En el caso de Márquez, jugó hasta que se acordó que tenía un título que ganar. En otro momento de la temporada quizás hubiese optado por divertirse hasta la última vuelta, como dos años antes en el mismo sitio, cuando ganó con un giro final descomunal que puso la isla patas arriba.
Esta vez tenía que asegurar. Paradójicamente, lo más seguro era escaparse. En un mano a mano, lo más seguro puede ser quedarse a rueda. En un grupo tan grande con pilotos sin nada que perder como Iannone o Zarco, un estratega como Viñales y, sobre todo, con Rossi rejuveneciendo en cada adelantamiento, lo menos arriesgado era salir de ahí.
Encontró el resquicio, puso a todos en fila y estiró la cuerda del grupo hasta que se rompió a su espalda. Sabía que si era capaz de hacer un par de giros sin ver la rueda de nadie en los ‘retrovisores’, sus jóvenes perseguidores acabarían por ponerse a jugar sin él y ‘estorbar’ a Rossi, lo que le permitiría abandonar la partida con todas las fichas y embolsarse 25 puntos, traducidos en tres cuartas partes de título.
Sin el mejor jugador del momento, la partida por la segunda posición se abrió por completo. Iannone lo había dado todo pero, en el momento decisivo, la lucha estaba entre las tres Yamaha. Una vez más, Rossi se medía en una lucha sin cuartel contra rivales de al menos dos generaciones posteriores: sus 38 años contra los 27 de Zarco y los 22 de Viñales. Y sí, les ganó.

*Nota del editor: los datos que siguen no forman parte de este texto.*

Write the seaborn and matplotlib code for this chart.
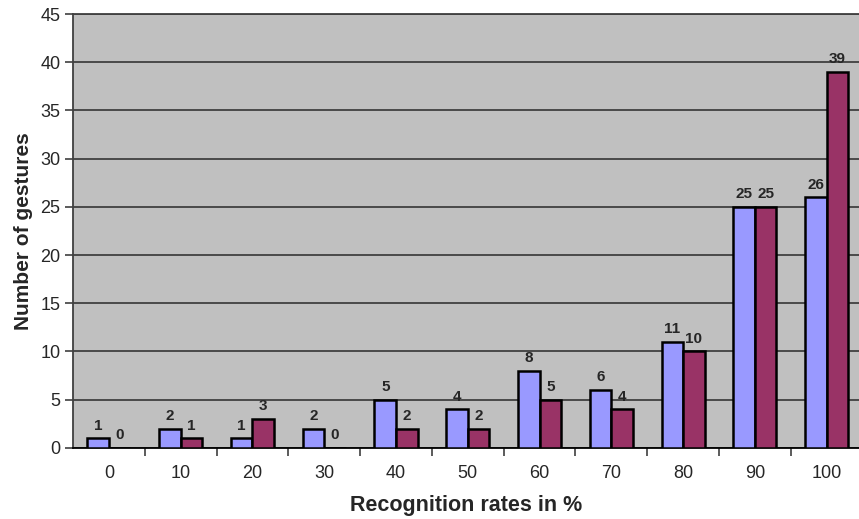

Puede cambiar el decorado, también los personajes secundarios. Pero los protagonistas de la coexistencia más maravillosa de la época reciente del motociclismo siguen siendo los mismos, y siguen ejecutando su papel de forma magistral.
En el momento más decisivo de la temporada, Marc Márquez volvía a demostrar que es el mejor piloto de la actualidad dando otro salto de canguro hacia la historia.
En la situación en la que la juventud parece dar un valor añadido, Valentino Rossi se quitaba 20 años de encima para volver a acabar una carrera como el mejor de los humanos.
Y claro, están condenados a coexistir.